:: Goal ::
Output, word for word, every line from the start of the listing down to and including the line that contains "color=TEXT, linespacing=1.55)"; include nothing else.

## Begin Supplied material

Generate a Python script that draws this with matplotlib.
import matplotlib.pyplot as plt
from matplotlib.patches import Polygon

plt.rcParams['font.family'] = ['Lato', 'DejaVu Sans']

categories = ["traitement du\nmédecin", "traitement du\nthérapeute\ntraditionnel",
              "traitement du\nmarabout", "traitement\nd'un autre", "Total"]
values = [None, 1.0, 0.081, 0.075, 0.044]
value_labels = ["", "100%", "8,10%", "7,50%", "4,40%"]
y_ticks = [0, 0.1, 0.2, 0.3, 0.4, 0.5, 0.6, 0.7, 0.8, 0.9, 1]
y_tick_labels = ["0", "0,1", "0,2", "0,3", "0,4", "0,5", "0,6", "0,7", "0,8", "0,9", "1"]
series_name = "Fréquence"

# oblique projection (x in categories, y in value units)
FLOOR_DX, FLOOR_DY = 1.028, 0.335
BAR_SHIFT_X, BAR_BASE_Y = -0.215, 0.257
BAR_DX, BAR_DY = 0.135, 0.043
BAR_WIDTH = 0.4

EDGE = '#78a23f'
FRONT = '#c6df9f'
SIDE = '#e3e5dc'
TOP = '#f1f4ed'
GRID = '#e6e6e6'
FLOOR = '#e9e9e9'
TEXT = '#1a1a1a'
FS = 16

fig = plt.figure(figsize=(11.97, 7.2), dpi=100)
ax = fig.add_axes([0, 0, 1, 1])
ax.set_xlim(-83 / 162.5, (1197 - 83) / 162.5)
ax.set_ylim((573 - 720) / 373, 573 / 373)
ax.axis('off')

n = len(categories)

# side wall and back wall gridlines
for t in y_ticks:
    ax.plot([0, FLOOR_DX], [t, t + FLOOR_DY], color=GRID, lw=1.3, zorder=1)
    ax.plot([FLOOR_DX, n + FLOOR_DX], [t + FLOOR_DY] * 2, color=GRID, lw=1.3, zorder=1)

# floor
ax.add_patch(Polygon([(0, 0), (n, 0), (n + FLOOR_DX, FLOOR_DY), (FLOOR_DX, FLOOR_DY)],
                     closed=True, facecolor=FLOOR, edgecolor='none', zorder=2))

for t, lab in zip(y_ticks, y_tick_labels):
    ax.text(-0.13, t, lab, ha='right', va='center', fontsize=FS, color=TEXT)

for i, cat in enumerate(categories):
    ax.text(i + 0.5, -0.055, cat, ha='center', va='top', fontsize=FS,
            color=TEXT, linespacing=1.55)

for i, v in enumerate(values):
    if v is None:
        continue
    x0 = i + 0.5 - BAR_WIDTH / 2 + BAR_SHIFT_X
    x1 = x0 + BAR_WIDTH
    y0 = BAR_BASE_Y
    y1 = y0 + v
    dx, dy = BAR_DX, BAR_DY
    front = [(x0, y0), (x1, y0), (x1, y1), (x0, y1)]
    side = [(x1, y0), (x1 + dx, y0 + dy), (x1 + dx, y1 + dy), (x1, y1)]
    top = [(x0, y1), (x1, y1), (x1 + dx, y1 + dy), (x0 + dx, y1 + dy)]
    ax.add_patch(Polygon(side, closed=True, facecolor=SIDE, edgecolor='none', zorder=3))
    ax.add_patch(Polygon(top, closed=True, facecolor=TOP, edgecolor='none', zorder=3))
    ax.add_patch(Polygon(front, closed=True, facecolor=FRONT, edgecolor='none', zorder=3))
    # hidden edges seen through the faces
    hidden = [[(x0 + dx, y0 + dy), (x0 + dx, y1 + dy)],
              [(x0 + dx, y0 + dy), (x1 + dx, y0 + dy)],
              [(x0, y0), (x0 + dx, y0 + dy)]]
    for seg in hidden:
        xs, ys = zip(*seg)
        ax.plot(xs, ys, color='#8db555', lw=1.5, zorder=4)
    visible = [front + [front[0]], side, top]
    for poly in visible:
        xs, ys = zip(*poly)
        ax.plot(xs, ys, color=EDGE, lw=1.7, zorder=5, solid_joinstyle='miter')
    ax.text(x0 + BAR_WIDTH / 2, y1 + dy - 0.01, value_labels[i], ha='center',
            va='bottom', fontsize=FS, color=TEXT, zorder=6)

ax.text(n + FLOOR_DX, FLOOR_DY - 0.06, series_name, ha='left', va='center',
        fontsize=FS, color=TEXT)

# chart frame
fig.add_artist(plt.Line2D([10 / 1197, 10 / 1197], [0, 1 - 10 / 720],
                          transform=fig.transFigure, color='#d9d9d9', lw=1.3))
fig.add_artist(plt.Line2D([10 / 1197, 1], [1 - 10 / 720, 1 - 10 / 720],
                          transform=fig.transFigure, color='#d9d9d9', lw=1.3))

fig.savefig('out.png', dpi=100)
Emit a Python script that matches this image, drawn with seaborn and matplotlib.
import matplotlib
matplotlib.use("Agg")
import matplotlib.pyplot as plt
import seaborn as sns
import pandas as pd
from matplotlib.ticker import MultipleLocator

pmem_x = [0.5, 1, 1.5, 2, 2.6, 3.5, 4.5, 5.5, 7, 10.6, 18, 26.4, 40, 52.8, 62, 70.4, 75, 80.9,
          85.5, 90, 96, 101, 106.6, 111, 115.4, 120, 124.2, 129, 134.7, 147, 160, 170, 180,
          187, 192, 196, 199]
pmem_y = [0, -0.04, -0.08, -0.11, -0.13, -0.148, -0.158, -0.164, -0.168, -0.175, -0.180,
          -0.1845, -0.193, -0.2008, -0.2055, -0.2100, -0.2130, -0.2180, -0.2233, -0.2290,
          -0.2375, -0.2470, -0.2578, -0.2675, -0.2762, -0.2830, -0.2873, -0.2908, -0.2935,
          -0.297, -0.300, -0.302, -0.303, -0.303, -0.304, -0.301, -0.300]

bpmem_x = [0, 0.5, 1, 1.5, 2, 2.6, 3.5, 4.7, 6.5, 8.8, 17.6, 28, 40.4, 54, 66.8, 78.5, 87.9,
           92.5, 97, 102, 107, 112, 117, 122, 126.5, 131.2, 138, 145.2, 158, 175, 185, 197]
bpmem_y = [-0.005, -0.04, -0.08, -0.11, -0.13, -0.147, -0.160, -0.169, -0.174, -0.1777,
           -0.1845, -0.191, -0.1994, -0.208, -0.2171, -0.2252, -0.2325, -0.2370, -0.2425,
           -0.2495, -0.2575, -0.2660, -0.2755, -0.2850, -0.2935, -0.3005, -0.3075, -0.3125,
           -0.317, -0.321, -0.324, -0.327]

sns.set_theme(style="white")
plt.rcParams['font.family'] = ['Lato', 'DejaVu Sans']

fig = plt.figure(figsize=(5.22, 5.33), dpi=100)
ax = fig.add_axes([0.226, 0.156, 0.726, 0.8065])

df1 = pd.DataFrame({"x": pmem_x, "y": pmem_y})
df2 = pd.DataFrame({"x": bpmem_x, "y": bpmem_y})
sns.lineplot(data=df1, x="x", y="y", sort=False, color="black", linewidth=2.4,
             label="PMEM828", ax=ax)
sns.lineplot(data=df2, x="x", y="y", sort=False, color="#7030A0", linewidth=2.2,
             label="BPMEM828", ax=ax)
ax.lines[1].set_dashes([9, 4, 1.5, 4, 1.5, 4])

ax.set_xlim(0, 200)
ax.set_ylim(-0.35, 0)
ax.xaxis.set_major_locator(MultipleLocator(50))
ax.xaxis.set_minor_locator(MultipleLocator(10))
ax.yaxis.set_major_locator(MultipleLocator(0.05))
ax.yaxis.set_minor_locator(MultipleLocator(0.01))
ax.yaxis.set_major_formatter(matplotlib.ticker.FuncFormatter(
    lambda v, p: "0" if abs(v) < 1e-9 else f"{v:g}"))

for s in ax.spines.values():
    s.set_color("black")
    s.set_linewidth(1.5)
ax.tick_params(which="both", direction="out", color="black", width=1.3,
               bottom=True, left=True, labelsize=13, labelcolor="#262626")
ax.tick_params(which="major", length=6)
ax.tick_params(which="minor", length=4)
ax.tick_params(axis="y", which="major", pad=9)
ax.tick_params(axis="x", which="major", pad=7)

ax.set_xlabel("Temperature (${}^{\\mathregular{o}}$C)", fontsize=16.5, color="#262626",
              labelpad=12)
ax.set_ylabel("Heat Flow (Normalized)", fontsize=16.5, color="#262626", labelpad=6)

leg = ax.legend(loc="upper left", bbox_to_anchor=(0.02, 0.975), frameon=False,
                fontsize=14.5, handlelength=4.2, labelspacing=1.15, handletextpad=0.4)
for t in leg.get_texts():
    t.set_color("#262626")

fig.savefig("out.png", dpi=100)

## End Supplied material

:: Answer to the exercise ::
Generate a Python script that draws this with matplotlib.
import matplotlib.pyplot as plt
from matplotlib.patches import Polygon

plt.rcParams['font.family'] = ['Lato', 'DejaVu Sans']

categories = ["traitement du\nmédecin", "traitement du\nthérapeute\ntraditionnel",
              "traitement du\nmarabout", "traitement\nd'un autre", "Total"]
values = [None, 1.0, 0.081, 0.075, 0.044]
value_labels = ["", "100%", "8,10%", "7,50%", "4,40%"]
y_ticks = [0, 0.1, 0.2, 0.3, 0.4, 0.5, 0.6, 0.7, 0.8, 0.9, 1]
y_tick_labels = ["0", "0,1", "0,2", "0,3", "0,4", "0,5", "0,6", "0,7", "0,8", "0,9", "1"]
series_name = "Fréquence"

# oblique projection (x in categories, y in value units)
FLOOR_DX, FLOOR_DY = 1.028, 0.335
BAR_SHIFT_X, BAR_BASE_Y = -0.215, 0.257
BAR_DX, BAR_DY = 0.135, 0.043
BAR_WIDTH = 0.4

EDGE = '#78a23f'
FRONT = '#c6df9f'
SIDE = '#e3e5dc'
TOP = '#f1f4ed'
GRID = '#e6e6e6'
FLOOR = '#e9e9e9'
TEXT = '#1a1a1a'
FS = 16

fig = plt.figure(figsize=(11.97, 7.2), dpi=100)
ax = fig.add_axes([0, 0, 1, 1])
ax.set_xlim(-83 / 162.5, (1197 - 83) / 162.5)
ax.set_ylim((573 - 720) / 373, 573 / 373)
ax.axis('off')

n = len(categories)

# side wall and back wall gridlines
for t in y_ticks:
    ax.plot([0, FLOOR_DX], [t, t + FLOOR_DY], color=GRID, lw=1.3, zorder=1)
    ax.plot([FLOOR_DX, n + FLOOR_DX], [t + FLOOR_DY] * 2, color=GRID, lw=1.3, zorder=1)

# floor
ax.add_patch(Polygon([(0, 0), (n, 0), (n + FLOOR_DX, FLOOR_DY), (FLOOR_DX, FLOOR_DY)],
                     closed=True, facecolor=FLOOR, edgecolor='none', zorder=2))

for t, lab in zip(y_ticks, y_tick_labels):
    ax.text(-0.13, t, lab, ha='right', va='center', fontsize=FS, color=TEXT)

for i, cat in enumerate(categories):
    ax.text(i + 0.5, -0.055, cat, ha='center', va='top', fontsize=FS,
            color=TEXT, linespacing=1.55)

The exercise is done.